Some Things Get Better With Age

Some things get better with age. Wine, whiskey, a properly humidified cigar…

Other things… not so much. Take my knees and rotator cuffs, for example. Against all better judgment, I joined an over-40 men’s basketball league, and we had a game last night. We won… and it was a blast. But I’m really wishing I had iced my knees and shoulders after the game. I’m feeling it this morning.

It was worth it. But rather that focusing on my decrepit knees, I’d rather add other item to the list of things that actually get better with time: dividend growth stocks.

I enjoy a high yield as much as the next guy. But focusing exclusively on yield exposes you to the very real risk of losing ground to inflation over time.

The Fed’s goal is to keep inflation at around 2%. Now, we could split hairs about their calculation methods, and I think it’s fair to say that the “real” inflation rate experienced by most Americans is significantly higher than that. But let’s be generous and pretend the Fed’s 2% inflation target is reality.

Like interest, inflation compounds.

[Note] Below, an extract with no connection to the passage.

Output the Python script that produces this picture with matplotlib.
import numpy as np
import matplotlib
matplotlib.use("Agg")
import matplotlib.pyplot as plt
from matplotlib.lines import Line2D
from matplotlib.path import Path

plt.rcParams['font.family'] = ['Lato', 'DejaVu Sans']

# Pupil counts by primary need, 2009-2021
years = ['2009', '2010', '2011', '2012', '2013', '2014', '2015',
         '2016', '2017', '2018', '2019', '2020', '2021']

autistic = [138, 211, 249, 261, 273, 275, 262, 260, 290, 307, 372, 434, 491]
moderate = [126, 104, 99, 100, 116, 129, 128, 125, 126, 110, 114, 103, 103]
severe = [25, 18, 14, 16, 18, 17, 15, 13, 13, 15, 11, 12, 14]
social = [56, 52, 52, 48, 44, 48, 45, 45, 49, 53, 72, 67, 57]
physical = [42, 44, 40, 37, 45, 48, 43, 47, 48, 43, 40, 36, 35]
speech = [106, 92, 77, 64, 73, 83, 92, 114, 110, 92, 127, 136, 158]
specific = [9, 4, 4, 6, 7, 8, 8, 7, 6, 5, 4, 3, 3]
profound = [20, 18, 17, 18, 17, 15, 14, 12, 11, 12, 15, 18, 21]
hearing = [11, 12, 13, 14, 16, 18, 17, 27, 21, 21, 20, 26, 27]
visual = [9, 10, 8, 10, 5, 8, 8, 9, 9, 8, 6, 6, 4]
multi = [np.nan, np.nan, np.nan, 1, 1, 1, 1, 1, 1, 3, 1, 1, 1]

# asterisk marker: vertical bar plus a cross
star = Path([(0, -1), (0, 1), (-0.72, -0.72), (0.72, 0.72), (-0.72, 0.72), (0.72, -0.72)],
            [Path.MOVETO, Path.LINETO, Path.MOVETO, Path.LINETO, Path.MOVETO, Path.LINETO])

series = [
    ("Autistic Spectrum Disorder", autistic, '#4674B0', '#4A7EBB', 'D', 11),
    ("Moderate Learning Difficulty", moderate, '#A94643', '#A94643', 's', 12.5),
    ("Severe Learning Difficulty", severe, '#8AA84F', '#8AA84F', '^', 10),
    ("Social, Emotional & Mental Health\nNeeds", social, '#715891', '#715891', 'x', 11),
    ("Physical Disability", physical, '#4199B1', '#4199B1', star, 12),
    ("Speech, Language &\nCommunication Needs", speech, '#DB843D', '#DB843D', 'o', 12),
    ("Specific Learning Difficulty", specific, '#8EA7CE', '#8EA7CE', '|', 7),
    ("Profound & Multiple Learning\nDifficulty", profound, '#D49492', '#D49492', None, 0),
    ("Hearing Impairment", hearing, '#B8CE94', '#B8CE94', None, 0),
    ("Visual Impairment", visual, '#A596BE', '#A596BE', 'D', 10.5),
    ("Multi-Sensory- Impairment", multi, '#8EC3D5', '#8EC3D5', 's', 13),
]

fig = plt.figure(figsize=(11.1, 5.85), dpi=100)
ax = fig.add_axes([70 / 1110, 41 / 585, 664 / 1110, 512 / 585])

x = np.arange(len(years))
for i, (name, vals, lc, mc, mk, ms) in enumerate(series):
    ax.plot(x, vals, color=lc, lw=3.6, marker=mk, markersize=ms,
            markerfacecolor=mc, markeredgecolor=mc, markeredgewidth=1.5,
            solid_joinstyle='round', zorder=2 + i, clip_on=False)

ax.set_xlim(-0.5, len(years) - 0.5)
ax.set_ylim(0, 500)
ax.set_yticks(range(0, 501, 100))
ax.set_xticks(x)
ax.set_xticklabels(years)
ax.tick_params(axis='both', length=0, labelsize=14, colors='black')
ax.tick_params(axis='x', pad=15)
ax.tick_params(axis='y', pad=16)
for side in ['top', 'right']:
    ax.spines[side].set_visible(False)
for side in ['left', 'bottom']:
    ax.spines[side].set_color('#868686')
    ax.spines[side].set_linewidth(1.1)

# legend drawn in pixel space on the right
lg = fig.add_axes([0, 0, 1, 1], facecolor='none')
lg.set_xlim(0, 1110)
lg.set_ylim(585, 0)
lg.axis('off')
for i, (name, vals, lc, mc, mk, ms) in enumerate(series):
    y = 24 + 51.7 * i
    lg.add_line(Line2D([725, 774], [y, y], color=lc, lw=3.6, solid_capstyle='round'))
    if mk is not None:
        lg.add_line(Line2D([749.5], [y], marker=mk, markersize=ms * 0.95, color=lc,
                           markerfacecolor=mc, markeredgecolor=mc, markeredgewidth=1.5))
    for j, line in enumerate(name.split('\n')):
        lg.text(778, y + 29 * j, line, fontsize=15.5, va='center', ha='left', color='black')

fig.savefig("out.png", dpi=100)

So, over 10 years at 2% inflation, your purchasing power will decline by 22%. Over 20 years, it’s nearly 50%.

We’re talking about losing half your purchasing power over 20 years… even under a wildly conservative estimate of inflation.

So, bonds, preferred stock and high-yield (but no-growth) dividend stocks might pay you a fantastic income stream today. But over the course of a retirement, you run the real risk of having your retirement standard of living degraded.

Now, let’s compare that with a proper dividend growth stock.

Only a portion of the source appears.